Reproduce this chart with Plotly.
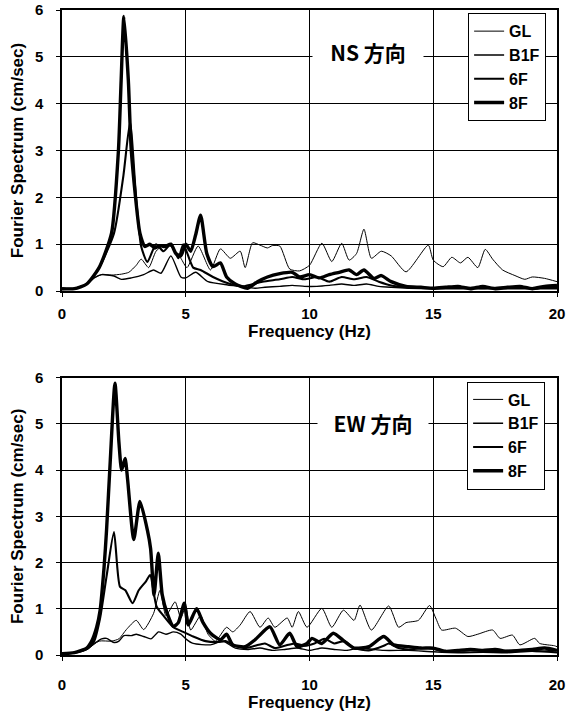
import plotly.graph_objects as go
from plotly.subplots import make_subplots

series_names = ["GL", "B1F", "6F", "8F"]
line_widths = [1.0, 1.4, 2.1, 3.4]

# ---------------- NS direction ----------------
ns_gl_f = [0, 0.5, 1.0, 1.3, 1.6, 2.0, 2.4, 2.7, 3.0, 3.2, 3.5, 3.8, 4.1, 4.4, 4.8, 5.05, 5.5, 6.0, 6.4, 6.8, 7.2, 7.4, 7.7, 8.0, 8.3, 8.5, 8.8, 9.2, 9.6, 10.0, 10.5, 10.9, 11.3, 11.6, 11.9, 12.2, 12.5, 12.9, 13.3, 13.9, 14.8, 15.0, 15.4, 15.75, 16.1, 16.4, 16.8, 17.1, 17.4, 17.8, 18.3, 18.7, 19.0, 19.5, 20]
ns_gl_v = [0.05, 0.05, 0.15, 0.28, 0.35, 0.34, 0.36, 0.4, 0.55, 0.68, 0.5, 0.85, 0.98, 0.95, 0.7, 0.5, 0.96, 0.45, 0.9, 0.7, 0.85, 0.5, 1.03, 0.98, 0.92, 0.97, 0.96, 0.47, 0.43, 0.55, 1.02, 0.63, 1.02, 0.66, 0.8, 1.32, 0.7, 0.85, 0.75, 0.41, 0.98, 0.66, 0.52, 0.72, 0.6, 0.72, 0.5, 0.89, 0.68, 0.45, 0.33, 0.25, 0.3, 0.27, 0.2]

ns_b1f_f = [0, 0.5, 1.0, 1.3, 1.6, 2.1, 2.4, 2.8, 3.3, 3.7, 4.0, 4.4, 4.8, 5.0, 5.4, 5.9, 6.7, 7.2, 7.8, 8.2, 8.8, 9.3, 9.8, 10.3, 10.8, 11.3, 11.8, 12.3, 12.8, 13.3, 14, 15, 16, 17, 18, 19, 20]
ns_b1f_v = [0.03, 0.05, 0.15, 0.28, 0.35, 0.32, 0.25, 0.28, 0.35, 0.45, 0.38, 0.75, 0.3, 0.28, 0.4, 0.2, 0.13, 0.1, 0.06, 0.08, 0.1, 0.12, 0.1, 0.1, 0.12, 0.15, 0.12, 0.15, 0.1, 0.08, 0.06, 0.05, 0.05, 0.05, 0.05, 0.05, 0.05]

ns_6f_f = [0, 0.5, 1.0, 1.5, 2.1, 2.48, 2.75, 3.0, 3.2, 3.45, 3.8, 4.1, 4.4, 4.7, 4.9, 5.3, 5.6, 6.1, 6.8, 7.3, 8.1, 8.8, 9.3, 9.8, 10.3, 10.8, 11.3, 11.8, 12.3, 12.8, 13.3, 14, 15, 16, 17, 18, 19, 20]
ns_6f_v = [0.05, 0.05, 0.15, 0.5, 1.23, 2.46, 3.6, 1.95, 0.95, 0.62, 1.0, 0.85, 1.0, 0.7, 1.0, 0.5, 0.45, 0.3, 0.15, 0.1, 0.2, 0.25, 0.3, 0.25, 0.3, 0.2, 0.3, 0.25, 0.3, 0.2, 0.12, 0.08, 0.06, 0.08, 0.06, 0.08, 0.06, 0.08]

ns_8f_f = [0, 0.5, 1.0, 1.5, 2.0, 2.28, 2.39, 2.5, 2.68, 2.8, 3.15, 3.35, 3.55, 3.75, 3.95, 4.15, 4.4, 4.6, 4.8, 5.0, 5.2, 5.4, 5.6, 5.85, 6.1, 6.4, 6.65, 7.0, 7.5, 7.9, 8.3, 8.8, 9.3, 9.6, 10.0, 10.4, 10.8, 11.2, 11.6, 11.9, 12.2, 12.6, 12.9, 13.3, 13.9, 14.5, 15, 15.5, 16, 16.5, 17, 17.5, 18, 18.5, 19, 19.5, 20]
ns_8f_v = [0.05, 0.05, 0.15, 0.5, 1.23, 3.0, 4.5, 5.86, 4.5, 3.0, 1.23, 0.95, 1.0, 0.92, 0.97, 0.95, 1.0, 0.8, 0.75, 1.0, 0.85, 1.2, 1.62, 0.8, 0.52, 0.6, 0.3, 0.15, 0.06, 0.2, 0.3, 0.37, 0.4, 0.3, 0.35, 0.28, 0.35, 0.4, 0.45, 0.35, 0.45, 0.27, 0.33, 0.2, 0.1, 0.08, 0.06, 0.08, 0.1, 0.05, 0.1, 0.05, 0.08, 0.1, 0.05, 0.1, 0.12]

# ---------------- EW direction ----------------
ew_gl_f = [0, 0.5, 1.0, 1.5, 2.0, 2.3, 2.6, 3.0, 3.3, 3.7, 3.96, 4.2, 4.57, 4.8, 5.0, 5.2, 5.6, 5.9, 6.2, 6.65, 6.9, 7.2, 7.6, 8.0, 8.33, 8.6, 9.1, 9.3, 9.55, 9.9, 10.5, 10.9, 11.37, 11.8, 12.04, 12.5, 13.2, 13.6, 13.9, 14.4, 14.85, 15.1, 15.34, 15.9, 16.4, 16.8, 17.4, 17.7, 18.2, 18.5, 19.1, 19.3, 19.9, 20]
ew_gl_v = [0.03, 0.05, 0.12, 0.3, 0.3, 0.35, 0.55, 0.75, 0.55, 0.9, 1.4, 0.85, 1.15, 0.8, 1.05, 0.54, 0.85, 0.45, 0.3, 0.6, 0.5, 0.65, 0.94, 0.6, 0.8, 0.6, 0.8, 0.6, 0.94, 0.6, 1.01, 0.6, 0.97, 0.75, 1.08, 0.54, 1.06, 0.6, 0.7, 0.75, 1.07, 0.8, 0.54, 0.58, 0.4, 0.45, 0.54, 0.36, 0.43, 0.22, 0.36, 0.25, 0.2, 0.18]

ew_b1f_f = [0, 0.5, 1.0, 1.3, 1.6, 1.8, 2.1, 2.3, 2.5, 2.8, 3.0, 3.3, 3.6, 3.9, 4.2, 4.5, 4.8, 5.0, 5.3, 6.0, 6.5, 7.0, 7.5, 8.0, 8.5, 9.0, 9.5, 10, 10.5, 11, 11.5, 12, 13, 14, 15, 16, 17, 18, 19, 20]
ew_b1f_v = [0.03, 0.05, 0.12, 0.25, 0.35, 0.36, 0.27, 0.3, 0.42, 0.42, 0.45, 0.4, 0.35, 0.5, 0.45, 0.5, 0.45, 0.35, 0.25, 0.22, 0.3, 0.15, 0.12, 0.15, 0.1, 0.12, 0.15, 0.1, 0.15, 0.12, 0.1, 0.15, 0.1, 0.1, 0.07, 0.05, 0.06, 0.05, 0.08, 0.05]

ew_6f_f = [0, 0.5, 1.0, 1.3, 1.54, 1.8, 2.1, 2.34, 2.56, 2.85, 3.1, 3.4, 3.56, 3.82, 4.1, 4.5, 4.9, 5.3, 5.8, 6.3, 6.6, 7.0, 7.4, 7.8, 8.2, 8.6, 9.0, 9.4, 9.8, 10.2, 10.6, 11.0, 11.4, 11.8, 12.4, 13.0, 13.2, 13.6, 14.0, 14.8, 15.5, 16.5, 17.5, 18.5, 19.5, 20]
ew_6f_v = [0.03, 0.05, 0.13, 0.3, 0.8, 1.7, 2.66, 1.48, 1.4, 1.12, 1.4, 1.6, 1.73, 1.05, 0.85, 0.6, 0.5, 0.4, 0.3, 0.28, 0.3, 0.2, 0.15, 0.2, 0.25, 0.15, 0.2, 0.25, 0.2, 0.25, 0.35, 0.25, 0.3, 0.15, 0.1, 0.2, 0.25, 0.15, 0.12, 0.15, 0.08, 0.1, 0.08, 0.1, 0.08, 0.1]

ew_8f_f = [0, 0.5, 1.0, 1.2, 1.4, 1.54, 1.7, 1.8, 1.95, 2.14, 2.3, 2.41, 2.55, 2.65, 2.9, 3.15, 3.45, 3.58, 3.72, 3.89, 4.05, 4.25, 4.5, 4.7, 4.94, 5.1, 5.44, 5.7, 6.0, 6.4, 6.65, 6.9, 7.4, 7.8, 8.4, 8.8, 9.2, 9.5, 9.9, 10.1, 10.5, 10.96, 11.4, 11.8, 12.4, 13.0, 13.4, 14.0, 14.5, 15, 15.5, 16, 16.5, 17, 17.5, 18, 18.5, 19, 19.5, 20]
ew_8f_v = [0.03, 0.05, 0.15, 0.3, 0.6, 0.97, 1.9, 2.7, 4.2, 5.88, 4.6, 4.0, 4.25, 3.8, 2.5, 3.32, 2.7, 2.3, 1.3, 2.2, 1.3, 0.9, 0.62, 0.7, 1.12, 0.65, 1.0, 0.7, 0.47, 0.33, 0.45, 0.22, 0.18, 0.33, 0.61, 0.22, 0.47, 0.18, 0.25, 0.36, 0.25, 0.47, 0.3, 0.15, 0.18, 0.4, 0.22, 0.18, 0.15, 0.15, 0.08, 0.1, 0.12, 0.1, 0.12, 0.08, 0.1, 0.12, 0.15, 0.1]

x_ticks = [0, 5, 10, 15, 20]
y_ticks = [0, 1, 2, 3, 4, 5, 6]
x_title = "Frequency (Hz)"
y_title = "Fourier Spectrum (cm/sec)"
panel_labels = ["NS 方向", "EW 方向"]

panels = [
    [(ns_gl_f, ns_gl_v), (ns_b1f_f, ns_b1f_v), (ns_6f_f, ns_6f_v), (ns_8f_f, ns_8f_v)],
    [(ew_gl_f, ew_gl_v), (ew_b1f_f, ew_b1f_v), (ew_6f_f, ew_6f_v), (ew_8f_f, ew_8f_v)],
]

FONT = "Liberation Sans, Arial, sans-serif"

fig = make_subplots(rows=2, cols=1, vertical_spacing=0.134)

for r, panel in enumerate(panels, start=1):
    leg = "legend" if r == 1 else "legend2"
    for name, lw, (f, v) in zip(series_names, line_widths, panel):
        fig.add_trace(
            go.Scatter(
                x=f, y=v, mode="lines", name=name,
                line=dict(color="black", width=lw, shape="spline", smoothing=0.6),
                legend=leg, legendgroup=f"{leg}_{name}", showlegend=True,
            ),
            row=r, col=1,
        )

axis_common = dict(
    showline=True, linecolor="black", linewidth=1.5, mirror=True,
    showgrid=True, gridcolor="black", gridwidth=1,
    ticks="outside", ticklen=4, tickcolor="black",
    tickfont=dict(family=FONT, size=15, color="black", weight="bold"),
    zeroline=False, automargin=False,
)
title_font = dict(family=FONT, size=17, color="black", weight="bold")

for r, tstand in ((1, 4), (2, 11)):
    fig.update_xaxes(range=[0, 20], tickvals=x_ticks, **axis_common, ticklabelstandoff=tstand,
                     title=dict(text=x_title, font=title_font, standoff=2),
                     row=r, col=1)
    fig.update_yaxes(range=[0, 6], tickvals=y_ticks, **axis_common, ticklabelstandoff=10,
                     title=dict(text=y_title, font=title_font, standoff=7),
                     row=r, col=1)

legend_common = dict(
    xanchor="right", yanchor="top",
    bgcolor="white", bordercolor="black", borderwidth=1,
    font=dict(family=FONT, size=16, color="black", weight="bold"),
    itemwidth=30, tracegroupgap=0,
)

fig.update_layout(
    width=567, height=713,
    margin=dict(l=62, r=10, t=10, b=58),
    paper_bgcolor="white", plot_bgcolor="white",
    font=dict(family=FONT, color="black"),
    legend=dict(x=0.978, y=0.995, **legend_common),
    legend2=dict(x=0.976, y=0.424, **legend_common),
)

fig.update_yaxes(domain=[0.5643, 1.0], row=1, col=1)
fig.update_yaxes(domain=[0.0, 0.430], row=2, col=1)

ann_pos = [("x domain", "y domain", 0.618, 0.85), ("x2 domain", "y2 domain", 0.628, 0.837)]
for (xr, yr, ax_, ay_), label in zip(ann_pos, panel_labels):
    fig.add_annotation(
        xref=xr, yref=yr, x=ax_, y=ay_, text=label, showarrow=False,
        xanchor="center", yanchor="middle",
        font=dict(family="Noto Sans CJK JP", size=21, color="black", weight="bold"),
        bgcolor="white", width=108, height=32,
    )

fig.write_html("out.html", post_script="document.body.style.margin='0';",
               config={"displayModeBar": False})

**Task:**
Restate each line from the start of the listing through the line bearing "line_widths = [1.0, 1.4, 2.1, 3.4]" word for word. Drop the pictures.

**Result for this exercise:**
Reproduce this chart with Plotly.
import plotly.graph_objects as go
from plotly.subplots import make_subplots

series_names = ["GL", "B1F", "6F", "8F"]
line_widths = [1.0, 1.4, 2.1, 3.4]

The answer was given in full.